Buchmann

Joel Sternfeld

14 Mar - 26 Apr 2014

© Joel Sternfeld
Green Valley, Arizona, 1978
Photograph, Pigment Print
21.5 x 32.5 cm. (8.5 x 12.8 in.)
JOEL STERNFELD
First Pictures
14 March – 26 April 2014

The Buchmann Galerie is pleased to present a solo exhibition with photographs from the group of works entitled First Pictures by Joel Sternfeld.
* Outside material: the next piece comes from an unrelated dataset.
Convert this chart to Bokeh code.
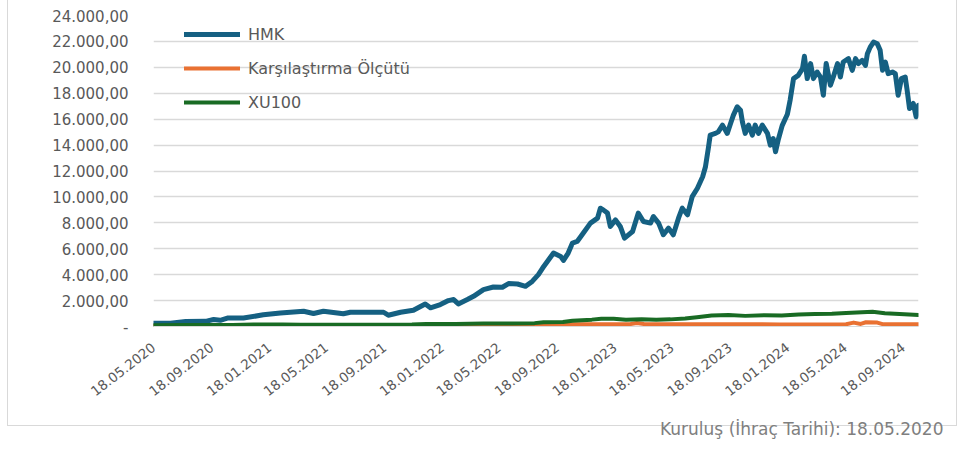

Taken between 1971 and 1980, the First Pictures are outstanding examples of early American Color Photography. It was these pictures which laid the foundation for Joel Sternfeld’s career; in 1978 he received the first of two Guggenheim Fellowships on the basis of these works. Many aspects, which are relevant for his later work, can be seen in the First Pictures: the narrative quality, the ironical and tongue-in-cheek view of things and his focus on social, political and ecological subjects. Influenced by the color theories of Bauhaus, with the First Pictures Sternfeld began to build up his photographic images basing them on two or three dominant tones of color – a composition principle which, among other things, was to become pivotal in American Prospects (1978 – 1986).

The First Pictures are divided into four groups which are all on display at this exhibition.

In 1971 he started work on Happy Anniversary Sweetie Face! which presents photographs taken throughout more than seven years of road trips across the USA and bear reference to the later work of American Prospects. In this group of works Sternfeld experimented intensively with the basics of color photography, addressing in particular questions of color composition.

Nags Head shows scenes of the beach town of the same name in North Carolina where Joel Sternfeld spent the summer of 1975. With these images, the artist attempted to visually achieve a sense of temporal and spatial fluidity.

Rush Hour was created in 1976 on the streets of New York and Chicago. Sternfeld very often worked with a photoflash, taking hand-held shots. The pictures have a distinctive colorfulness and bold contrasts showing the people at a time which was characterized by the recession, memories of the Vietnam War still fresh in their minds and the Watergate Affair.

By contrast, the scene in At the Mall portrays a completely different situation. Sternfeld shows the persons portrayed in the setting of a shopping mall. Aware of the photographer and his camera, they show the things which they have just bought. A starting point to which Joel Sternfeld returns in Strangers Passing.

In his First Pictures Joel Sternfeld has succeeded in drawing a multifaceted portrait of American society of the 1970s and, for the first time, he precisely shapes some of his central artistic approaches. It is important to emphasize his pioneering approach of color photography which gained no credence whatsoever at the time. The fact that Joel Sternfeld also (and in particular) dealt with color theory and allowed it to influence his work makes his oeuvre even more important than it was until the current work groups, such as Oxbow Archive, emerged.

Between 2011 and 2013 the First Pictures were presented for the first time in an overview exhibition in the Folkwang Museum in Essen, in the FOAM Photography Museum in Amsterdam, in the Albertina in Vienna and at C|O in Berlin. They are published in book form at Steidl Publishers.